Note that identifying the UTXO set is central to this approach, and something both ZCash and Monero forsake.

Satoshi’s first response

Satoshi seems to have liked the path Red described as he responded with

This is a very interesting topic. If a solution was found, a much better, easier, more convenient implementation of Bitcoin would be possible.

It would also be more scalable and could be slightly more private due to nodes dropping data.

It seems a node must know about all transactions to be able to verify that. If it only knows the hash of the in/outpoints, it can’t check the signatures to see if an outpoint has been spent before. Do you have any ideas on this?

There was no known solution to this problem at the time.

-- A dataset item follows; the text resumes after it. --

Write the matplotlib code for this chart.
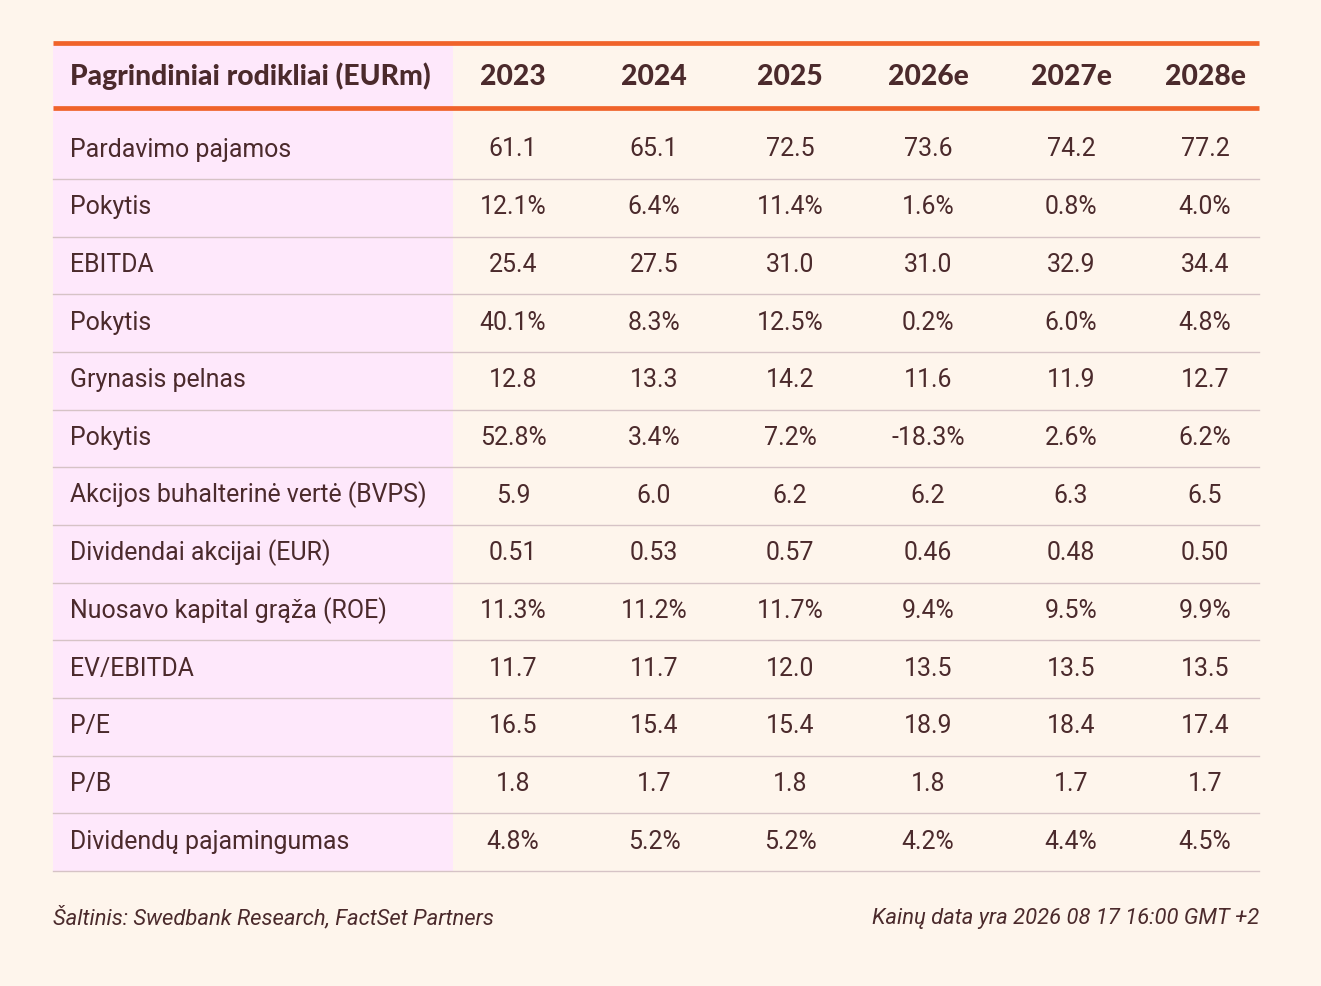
import matplotlib
matplotlib.use("Agg")
import matplotlib.pyplot as plt

header_label = "Pagrindiniai rodikliai (EURm)"
years = ["2023", "2024", "2025", "2026e", "2027e", "2028e"]
row_labels = [
    "Pardavimo pajamos", "Pokytis", "EBITDA", "Pokytis", "Grynasis pelnas", "Pokytis",
    "Akcijos buhalterinė vertė (BVPS)", "Dividendai akcijai (EUR)",
    "Nuosavo kapital grąža (ROE)", "EV/EBITDA", "P/E", "P/B", "Dividendų pajamingumas",
]
values = [
    ["61.1", "65.1", "72.5", "73.6", "74.2", "77.2"],
    ["12.1%", "6.4%", "11.4%", "1.6%", "0.8%", "4.0%"],
    ["25.4", "27.5", "31.0", "31.0", "32.9", "34.4"],
    ["40.1%", "8.3%", "12.5%", "0.2%", "6.0%", "4.8%"],
    ["12.8", "13.3", "14.2", "11.6", "11.9", "12.7"],
    ["52.8%", "3.4%", "7.2%", "-18.3%", "2.6%", "6.2%"],
    ["5.9", "6.0", "6.2", "6.2", "6.3", "6.5"],
    ["0.51", "0.53", "0.57", "0.46", "0.48", "0.50"],
    ["11.3%", "11.2%", "11.7%", "9.4%", "9.5%", "9.9%"],
    ["11.7", "11.7", "12.0", "13.5", "13.5", "13.5"],
    ["16.5", "15.4", "15.4", "18.9", "18.4", "17.4"],
    ["1.8", "1.7", "1.8", "1.8", "1.7", "1.7"],
    ["4.8%", "5.2%", "5.2%", "4.2%", "4.4%", "4.5%"],
]
source_text = "Šaltinis: Swedbank Research, FactSet Partners"
date_text = "Kainų data yra 2026 08 17 16:00 GMT +2"

BG = "#FEF5EC"
PINK = "#FEE8FB"
ORANGE = "#F0632A"
TXT = "#4B2A2C"
GRID = "#D6C3C6"

W, H = 1321, 987
fig = plt.figure(figsize=(W / 100, H / 100), dpi=100, facecolor=BG)
ax = fig.add_axes([0, 0, 1, 1])
ax.set_xlim(0, W)
ax.set_ylim(H, 0)
ax.axis("off")
ax.set_facecolor(BG)

left, right = 53, 1259
label_right = 453
top_line = 44
head_line = 109
first_div = 180
row_h = 57.67
col_x = [513, 654, 790, 928, 1071, 1205]
n = len(row_labels)
bottom = first_div + (n - 1) * row_h

# pink label column
ax.add_patch(plt.Rectangle((left, top_line), label_right - left, bottom - top_line,
                           facecolor=PINK, edgecolor="none", zorder=1))

# header
hb = 85
ax.text(70, hb, header_label, fontsize=20.3, fontweight="black",
        family="Lato", color=TXT, ha="left", va="baseline", zorder=3)
for x, y in zip(col_x, years):
    ax.text(x, hb, y, fontsize=20.3, fontweight="black",
            family="Lato", color=TXT, ha="center", va="baseline", zorder=3)

# rows
for i, (lab, vals) in enumerate(zip(row_labels, values)):
    yb = first_div + i * row_h
    base = yb - 23.5
    ax.text(70, base, lab, fontsize=17.9, family="Roboto", color=TXT,
            ha="left", va="baseline", zorder=3)
    for x, v in zip(col_x, vals):
        ax.text(x, base, v, fontsize=17.9, family="Roboto", color=TXT,
                ha="center", va="baseline", zorder=3)
    ax.plot([left, right], [yb, yb], color=GRID, lw=1.0, zorder=2)

# orange lines
ax.plot([left, right], [top_line, top_line], color=ORANGE, lw=3.4, zorder=4, solid_capstyle="butt")
ax.plot([left, right], [head_line, head_line], color=ORANGE, lw=3.4, zorder=4, solid_capstyle="butt")

# footer
ax.text(left, 924, source_text, fontsize=15.85, family="Roboto", style="italic",
        color=TXT, ha="left", va="baseline")
ax.text(right, 924, date_text, fontsize=15.85, family="Roboto", style="italic",
        color=TXT, ha="right", va="baseline")

fig.savefig("out.png", dpi=100, facecolor=BG)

A screenshot of the discussion with highlights is available here.

Further discussion

The main thing Red wanted to achieve was to modify the construction such that a block holds only information about commitments rather than all transaction data. This would have brought some interesting properties. Since commitments are by definition random, they can’t leak information about their links in a block. At least not without additional data. Having only commitments would also no longer reveal information about amounts or owners/addresses to a new node. We can see why Satoshi thought this would’ve been a better implementation of Bitcoin. There was a big problem with the idea Red described which Satoshi described as

It seems a node must know about all transactions to be able to verify that. If it only knows the hash of the in/outpoints, it can’t check the signatures to see if an outpoint has been spent before. Do you have any ideas on this?

If we are only left with the commitments, it seems impossible to verify they were created by following the rules of the network. Further down, Satoshi shares his view on the commitment information

If we’re willing to have clients keep the history for their own money, then some of the information may not need to be stored by the network, such as:

  • the value
  • the association of inpoints and outpoints in one transaction

He then entertained the idea that if the transaction information lived outside of the chain it would mean the clients would have to keep the history to prove to the receiver the amounts they hold. This would also mean the network itself doesn’t show information about the amounts or the links between the commitments. He further describes the construction as

The network would track a bunch of independent outpoints. It doesn’t know what transactions or amounts they belong to. A client can find out if an outpoint has been spent, and it can submit a satisfying inpoint to mark it spent. The network keeps the outpoint and the first valid inpoint that proves it spent. The inpoint signs a hash of its associated next outpoint and a salt, so it can privately be shown that the signature signs a particular next outpoint if you know the salt, but publicly the network doesn’t know what the next outpoint is.

From what I understand, Satoshi described a chain that would keep track of uniformly random commitments and use these as inputs and outputs. The inputs would prove an output spent and would sign a hash of the next commitment and a salt which would prevent people from knowing which output it signed.

Commitment chain

In the picture, we assume the signature (somehow) proves the input was spent and signs its new output in a blinded way. The construction in the image above may not accurately describe what Satoshi had in mind since it’s rather hard to understand the design as many of the details were never described sufficiently. The key idea seems to have been to have commitments rather than data in an attempt to hide the value and associations of input and output commitments inside a block. What’s perhaps less obvious and was not discussed is that such a construction already supports coinjoin of commitments by design by taking the set unions which preserves the validity. As we can see from the image above, the block is just two commitment sets where input commitments come with a signature. We no longer have separate transactions with clear boundaries, the whole block can be seen as a joint transaction with unknown links.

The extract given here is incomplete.